Quote each line of the material verbatim, without the pictures.

** Begin Source material **

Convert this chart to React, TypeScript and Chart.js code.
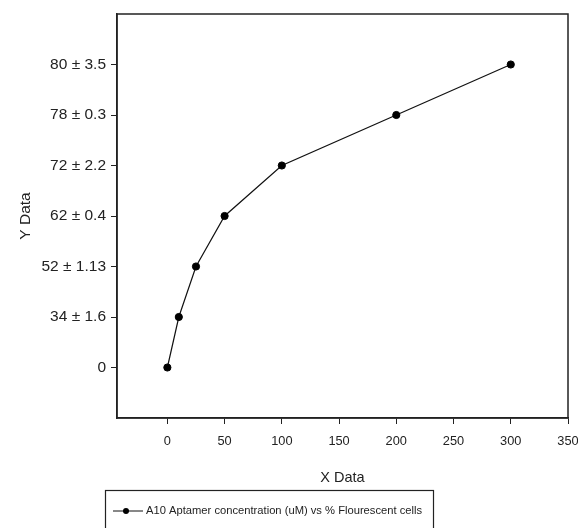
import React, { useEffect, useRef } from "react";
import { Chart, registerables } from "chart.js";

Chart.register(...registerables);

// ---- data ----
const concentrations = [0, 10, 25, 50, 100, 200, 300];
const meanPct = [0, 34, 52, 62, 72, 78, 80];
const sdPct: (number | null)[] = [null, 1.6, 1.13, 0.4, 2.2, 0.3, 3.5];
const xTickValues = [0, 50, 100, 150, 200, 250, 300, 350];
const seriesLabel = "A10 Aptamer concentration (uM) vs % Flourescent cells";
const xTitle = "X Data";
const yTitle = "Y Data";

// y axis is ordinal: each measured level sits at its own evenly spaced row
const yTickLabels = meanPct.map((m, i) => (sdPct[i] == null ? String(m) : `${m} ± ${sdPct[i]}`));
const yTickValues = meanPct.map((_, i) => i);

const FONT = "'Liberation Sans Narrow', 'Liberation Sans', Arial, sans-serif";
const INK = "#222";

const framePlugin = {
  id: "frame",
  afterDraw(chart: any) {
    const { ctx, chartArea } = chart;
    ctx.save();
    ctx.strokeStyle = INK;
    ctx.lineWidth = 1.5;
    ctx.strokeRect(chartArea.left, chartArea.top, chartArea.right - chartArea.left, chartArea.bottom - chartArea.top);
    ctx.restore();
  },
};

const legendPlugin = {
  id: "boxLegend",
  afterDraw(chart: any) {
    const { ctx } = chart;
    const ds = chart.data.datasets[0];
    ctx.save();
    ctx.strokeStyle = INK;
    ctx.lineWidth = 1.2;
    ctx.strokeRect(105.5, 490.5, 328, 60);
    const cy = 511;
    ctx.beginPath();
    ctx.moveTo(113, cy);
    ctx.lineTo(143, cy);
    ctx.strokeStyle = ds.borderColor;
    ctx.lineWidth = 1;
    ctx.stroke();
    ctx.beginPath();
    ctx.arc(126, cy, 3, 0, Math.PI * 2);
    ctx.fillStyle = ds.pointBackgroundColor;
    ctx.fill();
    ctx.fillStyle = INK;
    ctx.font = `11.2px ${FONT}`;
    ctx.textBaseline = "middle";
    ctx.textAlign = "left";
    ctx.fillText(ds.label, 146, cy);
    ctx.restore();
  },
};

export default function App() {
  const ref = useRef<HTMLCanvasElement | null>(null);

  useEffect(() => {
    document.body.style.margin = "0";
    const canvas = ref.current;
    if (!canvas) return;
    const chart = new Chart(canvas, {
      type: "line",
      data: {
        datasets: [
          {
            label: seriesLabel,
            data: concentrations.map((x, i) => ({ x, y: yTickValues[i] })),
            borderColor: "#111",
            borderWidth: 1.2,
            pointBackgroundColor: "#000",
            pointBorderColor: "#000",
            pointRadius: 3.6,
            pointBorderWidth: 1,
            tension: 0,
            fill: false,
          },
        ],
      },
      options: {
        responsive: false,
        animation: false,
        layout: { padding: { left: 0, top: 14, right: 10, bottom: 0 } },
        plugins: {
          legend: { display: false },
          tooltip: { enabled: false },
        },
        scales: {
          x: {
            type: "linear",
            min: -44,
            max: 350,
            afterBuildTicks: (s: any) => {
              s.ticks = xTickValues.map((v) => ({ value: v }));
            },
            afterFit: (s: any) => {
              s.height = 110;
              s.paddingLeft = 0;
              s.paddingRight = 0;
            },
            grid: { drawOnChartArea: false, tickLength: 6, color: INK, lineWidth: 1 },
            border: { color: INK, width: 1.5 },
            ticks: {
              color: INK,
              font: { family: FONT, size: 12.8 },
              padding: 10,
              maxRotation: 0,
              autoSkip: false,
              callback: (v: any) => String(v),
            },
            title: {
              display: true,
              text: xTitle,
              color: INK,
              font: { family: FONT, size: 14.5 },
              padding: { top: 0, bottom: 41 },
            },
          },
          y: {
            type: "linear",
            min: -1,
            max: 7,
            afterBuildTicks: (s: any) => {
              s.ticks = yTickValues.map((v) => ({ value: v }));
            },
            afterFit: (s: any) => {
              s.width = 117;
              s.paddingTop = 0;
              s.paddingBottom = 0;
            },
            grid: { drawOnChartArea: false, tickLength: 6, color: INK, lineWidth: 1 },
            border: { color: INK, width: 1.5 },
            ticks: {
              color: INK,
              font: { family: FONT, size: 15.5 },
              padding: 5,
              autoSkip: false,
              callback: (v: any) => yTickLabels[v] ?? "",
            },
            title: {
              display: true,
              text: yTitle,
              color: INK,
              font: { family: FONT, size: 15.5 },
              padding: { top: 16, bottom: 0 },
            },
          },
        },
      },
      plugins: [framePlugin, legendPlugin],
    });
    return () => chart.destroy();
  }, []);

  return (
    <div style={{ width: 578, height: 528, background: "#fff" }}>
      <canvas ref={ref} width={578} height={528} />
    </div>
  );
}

** End Source material **

# [Result for this exercise]
Convert this chart to React, TypeScript and Chart.js code.
import React, { useEffect, useRef } from "react";
import { Chart, registerables } from "chart.js";

Chart.register(...registerables);

// ---- data ----
const concentrations = [0, 10, 25, 50, 100, 200, 300];
const meanPct = [0, 34, 52, 62, 72, 78, 80];
const sdPct: (number | null)[] = [null, 1.6, 1.13, 0.4, 2.2, 0.3, 3.5];
const xTickValues = [0, 50, 100, 150, 200, 250, 300, 350];
const seriesLabel = "A10 Aptamer concentration (uM) vs % Flourescent cells";
const xTitle = "X Data";
const yTitle = "Y Data";

// y axis is ordinal: each measured level sits at its own evenly spaced row
const yTickLabels = meanPct.map((m, i) => (sdPct[i] == null ? String(m) : `${m} ± ${sdPct[i]}`));
const yTickValues = meanPct.map((_, i) => i);

const FONT = "'Liberation Sans Narrow', 'Liberation Sans', Arial, sans-serif";
const INK = "#222";

const framePlugin = {
  id: "frame",
  afterDraw(chart: any) {
    const { ctx, chartArea } = chart;
    ctx.save();
    ctx.strokeStyle = INK;
    ctx.lineWidth = 1.5;
    ctx.strokeRect(chartArea.left, chartArea.top, chartArea.right - chartArea.left, chartArea.bottom - chartArea.top);
    ctx.restore();
  },
};

const legendPlugin = {
  id: "boxLegend",
  afterDraw(chart: any) {
    const { ctx } = chart;
    const ds = chart.data.datasets[0];
    ctx.save();
    ctx.strokeStyle = INK;
    ctx.lineWidth = 1.2;
    ctx.strokeRect(105.5, 490.5, 328, 60);
    const cy = 511;
    ctx.beginPath();
    ctx.moveTo(113, cy);
    ctx.lineTo(143, cy);
    ctx.strokeStyle = ds.borderColor;
    ctx.lineWidth = 1;
    ctx.stroke();
    ctx.beginPath();
    ctx.arc(126, cy, 3, 0, Math.PI * 2);
    ctx.fillStyle = ds.pointBackgroundColor;
    ctx.fill();
    ctx.fillStyle = INK;
    ctx.font = `11.2px ${FONT}`;
    ctx.textBaseline = "middle";
    ctx.textAlign = "left";
    ctx.fillText(ds.label, 146, cy);
    ctx.restore();
  },
};

export default function App() {
  const ref = useRef<HTMLCanvasElement | null>(null);

  useEffect(() => {
    document.body.style.margin = "0";
    const canvas = ref.current;
    if (!canvas) return;
    const chart = new Chart(canvas, {
      type: "line",
      data: {
        datasets: [
          {
            label: seriesLabel,
            data: concentrations.map((x, i) => ({ x, y: yTickValues[i] })),
            borderColor: "#111",
            borderWidth: 1.2,
            pointBackgroundColor: "#000",
            pointBorderColor: "#000",
            pointRadius: 3.6,
            pointBorderWidth: 1,
            tension: 0,
            fill: false,
          },
        ],
      },
      options: {
        responsive: false,
        animation: false,
        layout: { padding: { left: 0, top: 14, right: 10, bottom: 0 } },
        plugins: {
          legend: { display: false },
          tooltip: { enabled: false },
        },
        scales: {
          x: {
            type: "linear",
            min: -44,
            max: 350,
            afterBuildTicks: (s: any) => {
              s.ticks = xTickValues.map((v) => ({ value: v }));
            },
            afterFit: (s: any) => {
              s.height = 110;
              s.paddingLeft = 0;
              s.paddingRight = 0;
            },
            grid: { drawOnChartArea: false, tickLength: 6, color: INK, lineWidth: 1 },
            border: { color: INK, width: 1.5 },
            ticks: {
              color: INK,
              font: { family: FONT, size: 12.8 },
              padding: 10,
              maxRotation: 0,
              autoSkip: false,
              callback: (v: any) => String(v),
            },
            title: {
              display: true,
              text: xTitle,
              color: INK,
              font: { family: FONT, size: 14.5 },
              padding: { top: 0, bottom: 41 },
            },
          },
          y: {
            type: "linear",
            min: -1,
            max: 7,
            afterBuildTicks: (s: any) => {
              s.ticks = yTickValues.map((v) => ({ value: v }));
            },
            afterFit: (s: any) => {
              s.width = 117;
              s.paddingTop = 0;
              s.paddingBottom = 0;
            },
            grid: { drawOnChartArea: false, tickLength: 6, color: INK, lineWidth: 1 },
            border: { color: INK, width: 1.5 },
            ticks: {
              color: INK,
              font: { family: FONT, size: 15.5 },
              padding: 5,
              autoSkip: false,
              callback: (v: any) => yTickLabels[v] ?? "",
            },
            title: {
              display: true,
              text: yTitle,
              color: INK,
              font: { family: FONT, size: 15.5 },
              padding: { top: 16, bottom: 0 },
            },
          },
        },
      },
      plugins: [framePlugin, legendPlugin],
    });
    return () => chart.destroy();
  }, []);

  return (
    <div style={{ width: 578, height: 528, background: "#fff" }}>
      <canvas ref={ref} width={578} height={528} />
    </div>
  );
}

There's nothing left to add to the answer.